Lead Site Reliability Engineer
UK London
Engineering – Infrastructure Engineering /
Employee - Regular/Permanent /
Hybrid
Inclusion at Bumble Inc.
Bumble Inc. is an equal opportunity employer and we strongly encourage people of all ages, colour, lesbian, gay, bisexual, transgender, queer and non-binary people, veterans, parents, people with disabilities, and neurodivergent people to apply. We're happy to make any reasonable adjustments that will help you feel more confident throughout the process, please don't hesitate to let us know how we can help.
In your application, please feel free to note which pronouns you use (For example: she/her, he/him, they/them, etc).
At Bumble, Site Reliability Engineers (SRE) are responsible for ensuring the reliability, scalability and performance of software systems while bridging the gap between development, security and operations.
We proactively manage, automate, and safeguard our infrastructure to deliver a robust foundation for the business and an exceptional experience for our stakeholders.
What you'll be doing
- Design and build new tools and services from the ground up to solve complex problems
- Build automation frameworks to streamline repetitive tasks
- Design and maintain scalable, highly available and fault-tolerant systems
- Build and maintain observability tooling including logging, Monitoring, tracing and alerting systems
- Develop and maintain automation tooling to reduce manual intervention
- Implement infrastructure as code (IaC) for infrastructure provisioning.
- Monitor system health and performance, identifying and fixing issues
- Respond to system outages, troubleshooting root causes and implementing preventative measures
- Collaborate with engineering teams and security engineers to improve system reliability, security and performance
- Participate in on-call rotations
- Create and maintain documentation to improve knowledge sharing across teams
About you
- Excellent problem solving, analytical skills
- Strong communication and collaboration skills are a must
- Proficiency in at least Python or Golang programming languages
- Experience with CI/CD pipelines
- Strong Proficiency with Kubernetes architecture
- Prior experience in SRE, System administration or DevOps roles
- Strong proficiency with Linux/Unix operating systems, including hands-on experience in configuration and troubleshooting
- Proficiency with using Puppet for configuration management, automation and system provisioning
- Hands-on experience in Monitoring and observability platforms such as: Grafana, Prometheus, Elasticsearch, jaeger
- Experience with Cloud architectures such as GCP or AWS
- Familiarity with SQL databases and broker systems such as Kafka
- You are a solution-orientated professional with a passion for problem-solving
- You take pride in ensuring systems are performant, stable and efficient
- You thrive in a collaborative environment
- Continuous learning is important to you and your activity explores new tools and techniques.

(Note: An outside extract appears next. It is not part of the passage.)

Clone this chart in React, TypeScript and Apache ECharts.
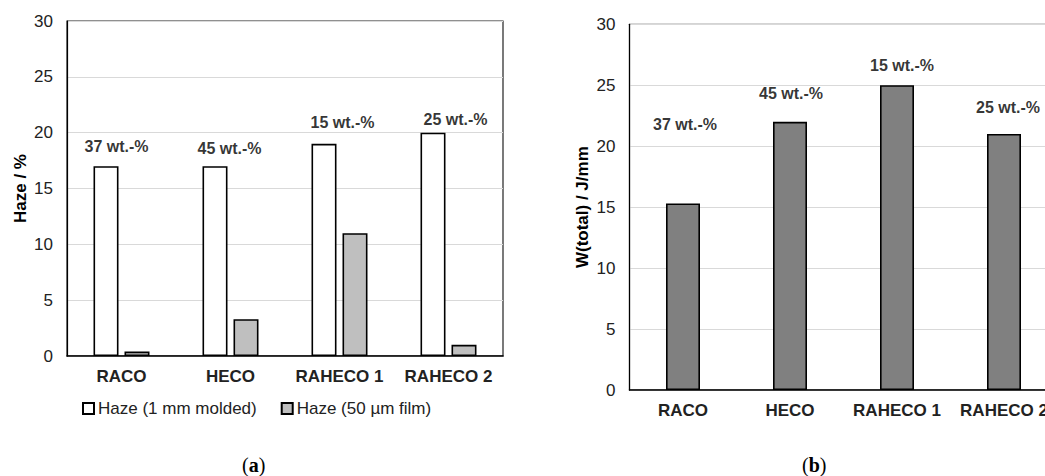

- You are curiosity-driven and are constantly seeking new ways to improve processes and implement new modern solutions
- You are committed to ensuring quality is at the heart of every project.
About Us
Bumble Inc. is the parent company of Bumble, Badoo, Fruitz and Official. The Bumble platform enables people to build healthy and equitable relationships, through kind connections. Founded by Whitney Wolfe Herd in 2014, Bumble was one of the first dating apps built with women at the centre and connects people across dating (Bumble Date), friendship (Bumble BFF) and professional networking (Bumble Bizz). Badoo, which was founded in 2006, is one of the pioneers of web and mobile dating products. Fruitz, founded in 2017, encourages open and honest communication of dating intentions through playful fruit metaphors. Official is an app for couples that promotes open and honest communication between partners and was founded in 2020.